# [Records supplied]
════════════════
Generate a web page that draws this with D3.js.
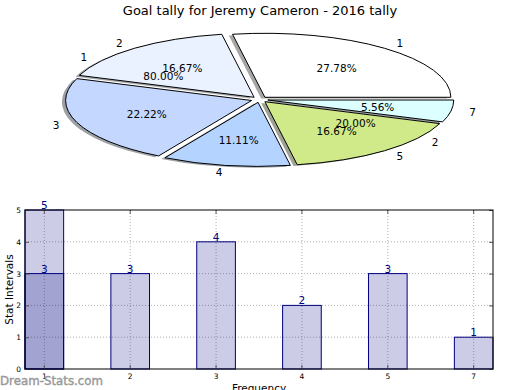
════════════════
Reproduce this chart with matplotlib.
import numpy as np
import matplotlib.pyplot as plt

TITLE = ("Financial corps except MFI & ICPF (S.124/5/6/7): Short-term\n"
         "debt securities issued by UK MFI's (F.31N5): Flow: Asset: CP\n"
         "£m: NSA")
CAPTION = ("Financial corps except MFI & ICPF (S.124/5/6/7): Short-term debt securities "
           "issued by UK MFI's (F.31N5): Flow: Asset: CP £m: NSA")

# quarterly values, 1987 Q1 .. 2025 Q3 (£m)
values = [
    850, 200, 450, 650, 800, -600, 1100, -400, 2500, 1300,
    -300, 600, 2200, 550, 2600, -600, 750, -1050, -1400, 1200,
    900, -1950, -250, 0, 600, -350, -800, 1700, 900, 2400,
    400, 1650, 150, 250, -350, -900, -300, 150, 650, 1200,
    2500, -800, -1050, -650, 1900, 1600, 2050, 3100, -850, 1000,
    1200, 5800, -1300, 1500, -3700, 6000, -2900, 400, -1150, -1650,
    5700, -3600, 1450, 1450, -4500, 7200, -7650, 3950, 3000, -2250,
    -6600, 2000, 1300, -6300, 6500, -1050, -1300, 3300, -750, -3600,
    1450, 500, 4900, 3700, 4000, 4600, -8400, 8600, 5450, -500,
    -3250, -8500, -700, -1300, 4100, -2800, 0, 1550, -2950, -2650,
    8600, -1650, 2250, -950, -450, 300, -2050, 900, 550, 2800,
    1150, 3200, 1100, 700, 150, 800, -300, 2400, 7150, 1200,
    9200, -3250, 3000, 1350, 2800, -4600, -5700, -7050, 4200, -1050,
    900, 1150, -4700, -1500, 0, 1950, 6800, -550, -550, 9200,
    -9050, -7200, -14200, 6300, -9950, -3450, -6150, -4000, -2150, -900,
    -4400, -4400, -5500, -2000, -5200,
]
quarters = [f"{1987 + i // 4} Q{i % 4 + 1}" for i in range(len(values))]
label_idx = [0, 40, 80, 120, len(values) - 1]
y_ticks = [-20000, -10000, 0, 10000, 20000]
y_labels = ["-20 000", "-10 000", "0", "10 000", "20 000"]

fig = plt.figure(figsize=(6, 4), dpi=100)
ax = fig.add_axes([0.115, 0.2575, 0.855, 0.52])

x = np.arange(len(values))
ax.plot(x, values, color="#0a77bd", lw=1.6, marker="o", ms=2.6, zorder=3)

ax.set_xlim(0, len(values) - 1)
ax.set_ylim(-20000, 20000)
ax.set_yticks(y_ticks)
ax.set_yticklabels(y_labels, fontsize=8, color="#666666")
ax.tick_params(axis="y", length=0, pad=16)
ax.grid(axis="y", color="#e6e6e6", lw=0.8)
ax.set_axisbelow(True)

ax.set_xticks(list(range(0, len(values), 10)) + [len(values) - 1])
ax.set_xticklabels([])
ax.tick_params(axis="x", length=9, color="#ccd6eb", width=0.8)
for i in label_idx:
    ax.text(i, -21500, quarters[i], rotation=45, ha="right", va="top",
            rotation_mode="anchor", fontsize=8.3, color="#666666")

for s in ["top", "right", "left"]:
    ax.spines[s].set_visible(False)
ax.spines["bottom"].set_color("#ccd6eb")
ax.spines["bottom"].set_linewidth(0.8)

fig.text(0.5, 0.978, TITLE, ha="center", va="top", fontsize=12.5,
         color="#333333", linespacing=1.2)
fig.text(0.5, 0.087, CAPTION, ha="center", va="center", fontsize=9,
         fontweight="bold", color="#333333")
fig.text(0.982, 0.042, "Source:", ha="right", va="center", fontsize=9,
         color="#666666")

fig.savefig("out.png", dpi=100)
════════════════
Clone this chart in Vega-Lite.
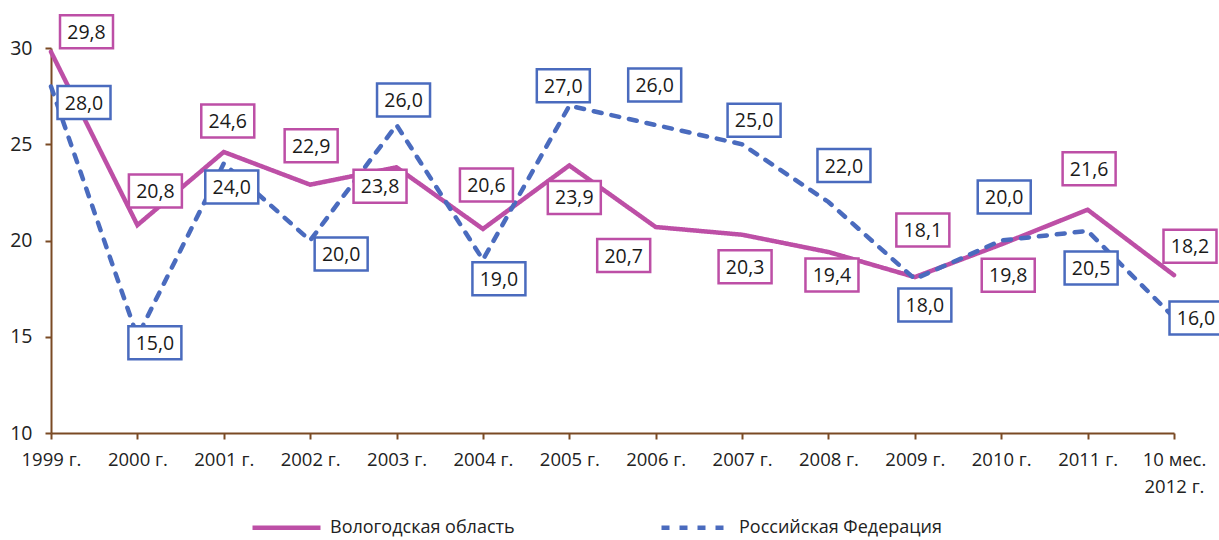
════════════════
# [Written request]
Identify the lines above with the word "this". Copy them.

# [Reply to the task]
Generate a web page that draws this with D3.js.
Reproduce this chart with matplotlib.
Clone this chart in Vega-Lite.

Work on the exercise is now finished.